Later in Christian history the distinction between angels and demons hardened. Angels were good spirits, demons were fallen angels, and strictly evil, to be resisted in spiritual warfare, and yet there is also a sense in which Christians mourn for them and their loss, and even the Archangel Michael did not presume to pronounce a reviling judgment against the devil (Jude 6-10).

So the deities of the pagans are daemones, in the sense of being lesser spirits, creatures rather than the creator, and their cult is, like all human worship, fallen. The deities may be angels or demons, (in the good and evil sense) as well. Human religion is corrupt, but it is not completely corrupt, and in Christian mission is not necessarily to be eradicated, but restored and fulfilled. And even Christian worship, undertaken as it is by sinful men in a fallen world, is likely to become fallen and corrupt itself. So we, as Christians, do not necessarily say to pagans "Your religion is bad and ours is good, therefore abandon your bad religion and join our good one." But we rather say "Come to meet the One who who supersedes all religion, yours and ours, and who calls us to worship in Spirit and in Truth."

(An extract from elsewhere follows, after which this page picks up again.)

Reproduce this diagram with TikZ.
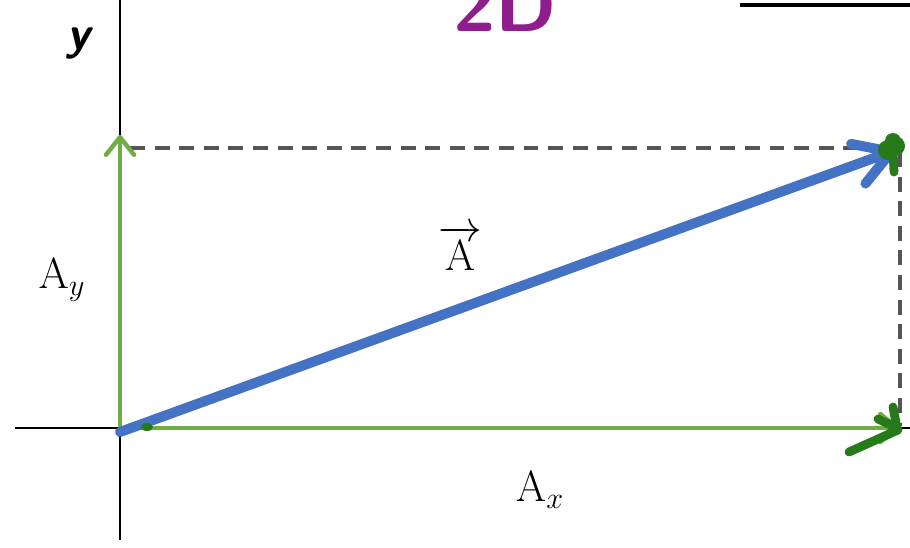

Fr Michael Oleksa notes that the teaching of St Maximus the Confessor gave Orthodox Christianity a more positive view of non-Christian religions than Western theology did. "St Maximus the Confessor wrote that the Logos became embodied not just once, but three times - in the creation of the world, in the Holy Scriptures, and finally and most perfectly as a human being" (Oleksa 1992:38).
It was St Maximus's opposition to the monothelitism of his times, and to the Platonic theology of Origen, that laid the foundations for the positive view which Orthodox missions have generally had of traditional societies in central and eastern Europe in the 9th & 10th centuries, and across central Asia and into eastern Siberia and Alaska over the next 800 years. "Orthodox evangelists felt no obligation to attack all the pre-contact religious beliefs of shamanistic tribes, for they could perceive in them some of the positive appreciation of the cosmos that is central to St Maximus' theology. They could affirm that the spiritual realities these societies worshipped were indeed 'logoi' related to the Divine Logos, whose personal existence these societies had simply never imagined" (Oleksa 1992:61).

So when a pagan diviner (in South Africa called a "sangoma") casts out a demon, should we, like those who accused Jesus, say that he casts out demons by the prince of demons, and denounce it as a satanic deception? If we do, we are seduced into making of accusations, and that is the most satanic deception of all.